Eight countries are vying for rights to the North Pole. They all want a piece of the icy Arctic region’s untold amounts of oil, natural gas and other offshore resources. In the fall, Denmark became the latest country to throw its hat in the ring.

Currently, coastal nations of the world own the continental shelf up to 200 miles offshore of their own land and can utilize it without international approval. Beyond that point, however, the ocean becomes international domain. But the United Nations Convention on the Law of the Sea is changing that rule, giving ratifying countries 10 years to prove that they have the right to claim areas farther than 200 miles. Denmark ratified the law in mid-November and announced in October that it will spend $25 million to explore and identify areas in the North Pole that may fall within the country’s jurisdiction.

“We’re doing investigations in five areas in order to find out if we have a claim,” says Kai Sørensen, vice director of Denmark’s geological survey.
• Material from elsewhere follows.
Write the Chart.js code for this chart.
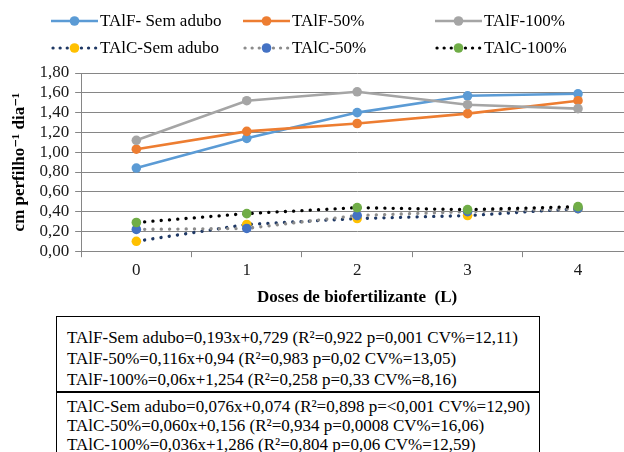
<!DOCTYPE html>
<html>
<head>
<meta charset="utf-8">
<script src="https://cdn.jsdelivr.net/npm/chart.js@4.4.1/dist/chart.umd.min.js"></script>
<style>
  body { margin: 0; background: #fff; overflow: hidden; }
  #wrap { position: relative; width: 624px; height: 452px; overflow: hidden; font-family: "Liberation Serif", "Times New Roman", Times, "DejaVu Serif", serif; color: #000; }
  #plot { position: absolute; left: 0; top: 0; width: 638px; height: 312px; }
  .leg { position: absolute; display: flex; align-items: center; font-size: 17px; white-space: nowrap; height: 20px; }
  .leg svg { margin-right: 2px; }
  .box { position: absolute; left: 56px; width: 484px; border: 1.5px solid #000; font-size: 17px; white-space: nowrap; box-sizing: border-box; padding-left: 10px; }
</style>
</head>
<body>
<div id="wrap">
  <div id="plot"><canvas id="grafico"></canvas></div>
  <div id="legenda"></div>
  <div class="box" id="box1" style="top:316px;height:77px;padding-top:10px;line-height:21px;"></div>
  <div class="box" id="box2" style="top:391px;height:80px;padding-top:5px;line-height:19px;"></div>
</div>
<script>
// dosi (L) e serie
const doses = ['0', '1', '2', '3', '4'];
const seriesNames = ['TAlF- Sem adubo', 'TAlF-50%', 'TAlF-100%', 'TAlC-Sem adubo', 'TAlC-50%', 'TAlC-100%'];

const talfSemAdubo = [0.84, 1.14, 1.40, 1.57, 1.59];
const talf50 = [1.03, 1.21, 1.29, 1.39, 1.52];
const talf100 = [1.12, 1.52, 1.61, 1.48, 1.44];
const talcSemAdubo = [0.10, 0.27, 0.33, 0.36, 0.43];
const talc50 = [0.22, 0.23, 0.36, 0.40, 0.43];
const talc100 = [0.29, 0.38, 0.44, 0.42, 0.45];

const yTicks = [0, 0.2, 0.4, 0.6, 0.8, 1.0, 1.2, 1.4, 1.6, 1.8];

const equacoesTAlF = [
    'TAlF-Sem adubo=0,193x+0,729 (R²=0,922 p=0,001 CV%=12,11)',
    'TAlF-50%=0,116x+0,94 (R²=0,983 p=0,02 CV%=13,05)',
    'TAlF-100%=0,06x+1,254 (R²=0,258 p=0,33 CV%=8,16)'
];
const equacoesTAlC = [
    'TAlC-Sem adubo=0,076x+0,074 (R²=0,898 p=<0,001 CV%=12,90)',
    'TAlC-50%=0,060x+0,156 (R²=0,934 p=0,0008 CV%=16,06)',
    'TAlC-100%=0,036x+1,286 (R²=0,804 p=0,06 CV%=12,59)'
];

// stile: colore linea, colore marker, tratteggiata?
const styles = [
    { line: '#5B9BD5', point: '#5B9BD5', dotted: false },
    { line: '#ED7D31', point: '#ED7D31', dotted: false },
    { line: '#A5A5A5', point: '#A5A5A5', dotted: false },
    { line: '#1F3864', point: '#FFC000', dotted: true },
    { line: '#8C8C8C', point: '#4472C4', dotted: true },
    { line: '#000000', point: '#70AD47', dotted: true }
];
const allData = [talfSemAdubo, talf50, talf100, talcSemAdubo, talc50, talc100];

const datasets = allData.map((d, i) => {
    const s = styles[i];
    return {
        label: seriesNames[i],
        data: d,
        borderColor: s.line,
        backgroundColor: s.point,
        borderWidth: s.dotted ? 3.3 : 2.6,
        borderDash: s.dotted ? [0.1, 8.2] : [],
        borderCapStyle: s.dotted ? 'round' : 'butt',
        pointRadius: 4.8,
        pointBorderWidth: 0,
        pointBackgroundColor: s.point,
        pointBorderColor: s.point,
        tension: 0,
        fill: false,
        order: 6 - i // come Excel: l'ultima serie sopra
    };
});

const fmt = v => v.toFixed(2).replace('.', ',');

Chart.defaults.font.family = '"Liberation Serif", "Times New Roman", Times, "DejaVu Serif", serif';
Chart.defaults.font.size = 17;
Chart.defaults.color = '#1a1a1a';

new Chart(document.getElementById('grafico'), {
    type: 'line',
    data: { labels: doses, datasets: datasets },
    options: {
        responsive: true,
        maintainAspectRatio: false,
        animation: false,
        devicePixelRatio: 1,
        layout: { padding: { left: 5, right: 3, top: 73, bottom: 0 } },
        plugins: {
            legend: { display: false },
            tooltip: { enabled: false }
        },
        scales: {
            x: {
                offset: true,
                grid: { offset: true, drawOnChartArea: false, color: '#868686', tickLength: 6 },
                border: { color: '#868686' },
                ticks: { padding: 3 },
                title: {
                    display: true,
                    text: 'Doses de biofertilizante  (L)',
                    font: { weight: 'bold', size: 17 },
                    color: '#000',
                    padding: { top: 4, bottom: 4 }
                }
            },
            y: {
                min: 0,
                max: 1.8,
                afterBuildTicks: axis => { axis.ticks = yTicks.map(v => ({ value: v })); },
                grid: { color: '#868686', tickLength: 6 },
                border: { color: '#868686' },
                ticks: { padding: 6, autoSkip: false, callback: v => fmt(v) },
                title: {
                    display: true,
                    text: 'cm perfilho⁻¹ dia⁻¹',
                    font: { weight: 'bold', size: 17 },
                    color: '#000',
                    padding: { top: 4, bottom: 4 }
                }
            }
        }
    }
});

// legenda HTML a tre colonne (come Excel)
const legCols = [51, 243, 435];
const legRows = [21, 48];
const legenda = document.getElementById('legenda');
seriesNames.forEach((name, i) => {
    const s = styles[i];
    const dash = s.dotted ? 'stroke-dasharray="0.1 7" stroke-linecap="round" stroke-width="3.2"' : 'stroke-width="2.6"';
    const item = document.createElement('div');
    item.className = 'leg';
    item.style.left = legCols[i % 3] + 'px';
    item.style.top = (legRows[Math.floor(i / 3)] - 10) + 'px';
    item.innerHTML =
        '<svg width="47" height="12"><line x1="' + (s.dotted ? 2 : 0) + '" y1="6" x2="47" y2="6" stroke="' + s.line + '" ' + dash + '/>' +
        '<circle cx="23.5" cy="6" r="4.8" fill="' + s.point + '"/></svg>' +
        '<span>' + name + '</span>';
    legenda.appendChild(item);
});

document.getElementById('box1').innerHTML = equacoesTAlF.map(t => '<div>' + t + '</div>').join('');
document.getElementById('box2').innerHTML = equacoesTAlC.map(t => '<div>' + t + '</div>').join('');
</script>
</body>
</html>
The country must determine if the regions, including the Lomonosov Ridge, located beneath the Arctic sea ice and a portion of the North Pole, are a natural prolongation of the continental shelf of Greenland and the Faroe Islands, both Danish-held territories.

Although more than 130 countries are participating in the convention, there are only eight countries concerned with the Arctic region: Denmark, Norway, Sweden, Canada, Russia, Finland, Iceland and the United States, all of which have signed. But signing is not enough — only countries that ratify the Law of the Sea can submit a claim to the United Nations.

Russia, which was the first country to ratify the law, has already submitted a claim to the United Nations for review, Sørensen says, and Canada ratified in November 2003. The United States has proposed ratification, but the action is being held up in the Senate, he says. “If two countries claim the same area, bilateral negotiations performed by the Ministry of Foreign Affairs will decide the outcome,” says Bente Olsen, spokesperson for Denmark’s Minister of Science.

The Arctic is “the great frontier,” says Tom Ahlbrandt, chief of the world energy program at the U.S. Geological Survey, but it has remained largely unexplored because of adverse climate conditions and the lack of appropriate technologies for exploring and mapping the region. “There’s a lot of technological development going on, and these new developments are just increasing at higher latitudes,” Ahlbrandt says.

The country has been working in collaboration with Canadian teams to help remediate the difficulties and costs associated with exploration and development in harsh Arctic conditions.